I couldn’t even describe what it meant to be a spiritual person or put words to what spirituality is, yet I would be facilitating a class for MS1s on the importance of and how to take a spiritual history. I was looking for some thinking space; my girls kept telling me I should quit my job as a primary care physician and just bake, and there was something telling me I should bake some babka. The Jewish equivalent of a coffee cake, it could be a segue to sharing my own religious and spiritual background in class.
The first loaf, tasty but homely, we kept at home, sharing with neighbors in the spirit of community. The second babka would go to share in our small weekly course on clinical skills development. Barely a month into medical school, more a mentor than an instructor, I enjoyed fostering that spirit of collegiality early – I remembered those challenging times. Chocolate sugar cake can make it briefly slightly better.
The last babka needed to go into the break room in my clinic.

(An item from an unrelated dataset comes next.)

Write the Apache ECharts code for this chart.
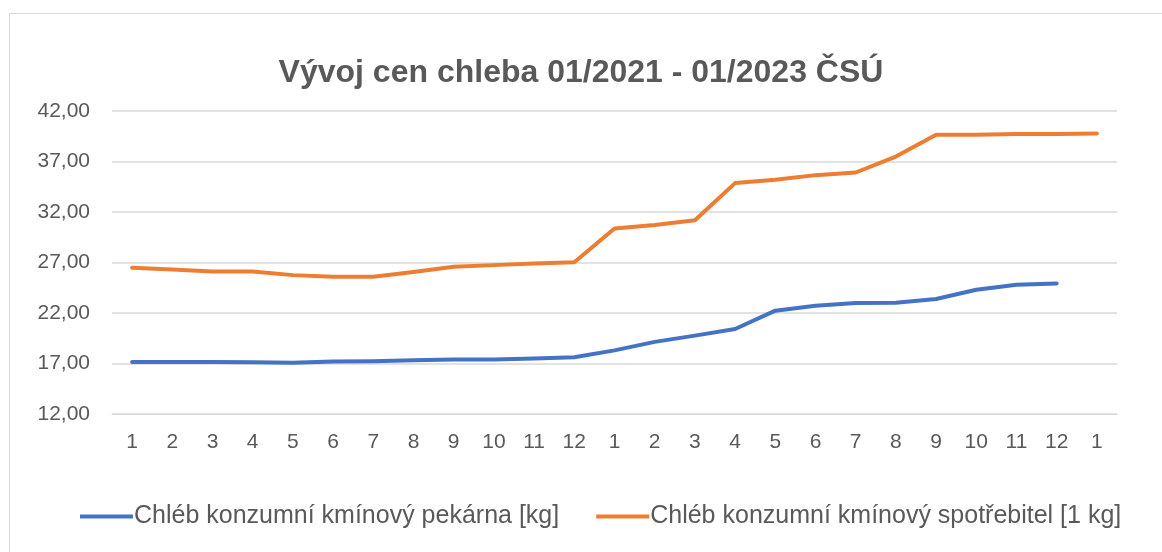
<!DOCTYPE html>
<html>
<head>
<meta charset="utf-8">
<script src="https://cdn.jsdelivr.net/npm/echarts@6/dist/echarts.min.js"></script>
<style>
  html, body { margin: 0; padding: 0; background: #fff; }
  .frame {
    position: absolute;
    left: 9px;
    top: 13px;
    width: 1200px;
    height: 600px;
    border: 1px solid #d9d9d9;
  }
  #chart { position: absolute; left: 0; top: 0; width: 1162px; height: 552px; }
</style>
</head>
<body>
<div class="frame"></div>
<div id="chart"></div>
<script>
  // mesice 01/2021 - 01/2023
  const months = ['1','2','3','4','5','6','7','8','9','10','11','12',
                  '1','2','3','4','5','6','7','8','9','10','11','12','1'];
  const pekarna = [17.16, 17.16, 17.16, 17.13, 17.07, 17.2, 17.23, 17.33, 17.4, 17.4, 17.5, 17.62,
                   18.3, 19.14, 19.76, 20.42, 22.23, 22.72, 22.99, 23.02, 23.38, 24.3, 24.8, 24.93];
  const spotrebitel = [26.47, 26.3, 26.1, 26.1, 25.75, 25.6, 25.6, 26.05, 26.57, 26.74, 26.9, 27.03,
                       30.36, 30.72, 31.18, 34.86, 35.19, 35.65, 35.91, 37.49, 39.66, 39.66, 39.73, 39.73, 39.76];
  const names = ['Chléb konzumní kmínový pekárna [kg]', 'Chléb konzumní kmínový spotřebitel [1 kg]'];

  const font = '"Liberation Sans", "DejaVu Sans", sans-serif';
  let chart = echarts.init(document.getElementById('chart'));
  chart.setOption({
    animation: false,
    color: ['#4472C4', '#ED7D31'],
    title: {
      text: 'Vývoj cen chleba 01/2021 - 01/2023 ČSÚ',
      left: 'center',
      top: 52,
      textStyle: { fontFamily: font, fontSize: 32, fontWeight: 'bold', color: '#595959' }
    },
    legend: {
      bottom: 18,
      left: 75,
      icon: 'rect',
      itemWidth: 53,
      itemHeight: 4,
      itemGap: 37,
      textStyle: { fontFamily: font, fontSize: 25, color: '#595959', padding: [0, 0, 0, -4] },
      data: names
    },
    grid: { left: 112, right: 45, top: 111, bottom: 138 },
    xAxis: {
      type: 'category',
      data: months,
      boundaryGap: true,
      axisLine: { lineStyle: { color: '#d9d9d9' } },
      axisTick: { show: false },
      axisLabel: { fontFamily: font, fontSize: 21, color: '#595959', margin: 18 }
    },
    yAxis: {
      type: 'value',
      min: 12,
      max: 42,
      interval: 5,
      axisLine: { show: false },
      axisTick: { show: false },
      splitLine: { lineStyle: { color: '#d9d9d9', width: 1.5 } },
      axisLabel: {
        fontFamily: font, fontSize: 21, color: '#595959', margin: 22,
        formatter: v => v.toFixed(2).replace('.', ',')
      }
    },
    series: [
      { name: names[0], type: 'line', data: pekarna, showSymbol: false,
        lineStyle: { width: 4, cap: 'round', join: 'round' } },
      { name: names[1], type: 'line', data: spotrebitel, showSymbol: false,
        lineStyle: { width: 4, cap: 'round', join: 'round' } }
    ]
  });
</script>
</body>
</html>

What speaks to the spirit of a functional health care team more than a pastry in the break room as a temporary retreat from the ever-demanding and slowly collapsing world of primary care?
The summer sun already bore down in the triple digits as I plotted my walk to clinic, then grand rounds and back to school for class. Draped in my messenger bag for the clinician’s ever-present laptop, two babkas, utensils, and leftover “You Are Magical” napkins, the sweat beaded down immediately as I walked the two blocks down the street.
I strode right past the entrance to the emergency room. I often see people there, still wrapped in temporary scrubs and wristbands, lying in the shadows, dispirited and lost. But what I had not seen before was a man in a wheelchair, arms outstretched, head fixed and gazing at the unforgiving clear August sky.
The “Hey, buddy’s” started pouring out, hoping for an answer that never came. I checked his wristband and started calling his name, glanced at his nearby discharge paperwork, frantically looking for some pearl that would fix this. I called 911 and waited on hold.
One minute. An older man walks past, straining to avoid eye contact. Two minutes. I am pacing. He breathes like a guppy – is this agonal breathing? His pulse is thready. I try to move him, but I cannot. I run to the ER and tell the security officers that he needs help. They have heard about him – he discharged earlier, and a cab was supposed to get him. Their jurisdiction for helping people ends at the bridge, and someone pushed his wheelchair two feet past it. They ask if I called 911, as I show them my phone, still on hold at 5 minutes.
Guys, he looks like he is dying, and he is too big for me to move him on my own.
They reluctantly talk to their supervisor. I return to check on my … patient? Fellow citizen/human? It is not a position I know how to describe well – trying to help someone as a passerby but feeling like all I can do is try to get others to help.
Three security officers walk sternly towards us. They do not want or need my medical opinion – they can see the gravity of it. They wheel him back towards the hospital in the same wheelchair they pushed him out in hours before. Two women walk by. They saw him earlier and told the security guards too.
Drenched in sweat and anger, I still did not know what being spiritual was, but I did not feel spirited. A disheveled, wet mess, I stomped into clinic with the babka, announced its arrival, and sat. People wanted to hear the story – several of them had seen the man in that same spot hours before on the way into work. Hours. The babka baked at 350 for 35 minutes. The man had been baking at 90 to 100 in the sun nearly naked for more than three hours, not fifty yards from an emergency room. People kept asking if he was homeless, as though that would change something about how they should feel.
At grand rounds, I found out the hospital was just named the most socially responsible hospital in the state. I tell the head hospitalist how recently discharged patients dying in front of the hospital thusly seems bad from a PR standpoint.
How do you take a spiritual history when someone cannot speak? A chaplain today augments our class and draws my story out – the students, only weeks into their courses, just stare. They see the entrance to the ER from our classroom. They had just broached the topic of inequity in the health care of those experiencing homelessness that morning. They wanted to know if he was homeless. They liked the babka.
After we finished reading bedtime stories that night, I checked with the hospitalist of the day to see what happened. He had been the one who discharged the man the night before. He had looked okay then. Now he was intubated and on vasopressors. He had not wanted to leave the hospital back to his encampment on the outskirts of town.
I think I learned that spirituality is a connection to something bigger than us, a group united in a cause bigger than one person. I could not find it in the eyes of all the people who passed by this man without helping. I always thought of spirit and spirituality as an ever-present force but did not appreciate the variability of its intensity. Spirit undulates, attracting people to the highs like a mountain top, but needing a little extra push to get through the lows. I am not sure I would have figured that out without the babka.
Scott Selinger is an internal medicine physician.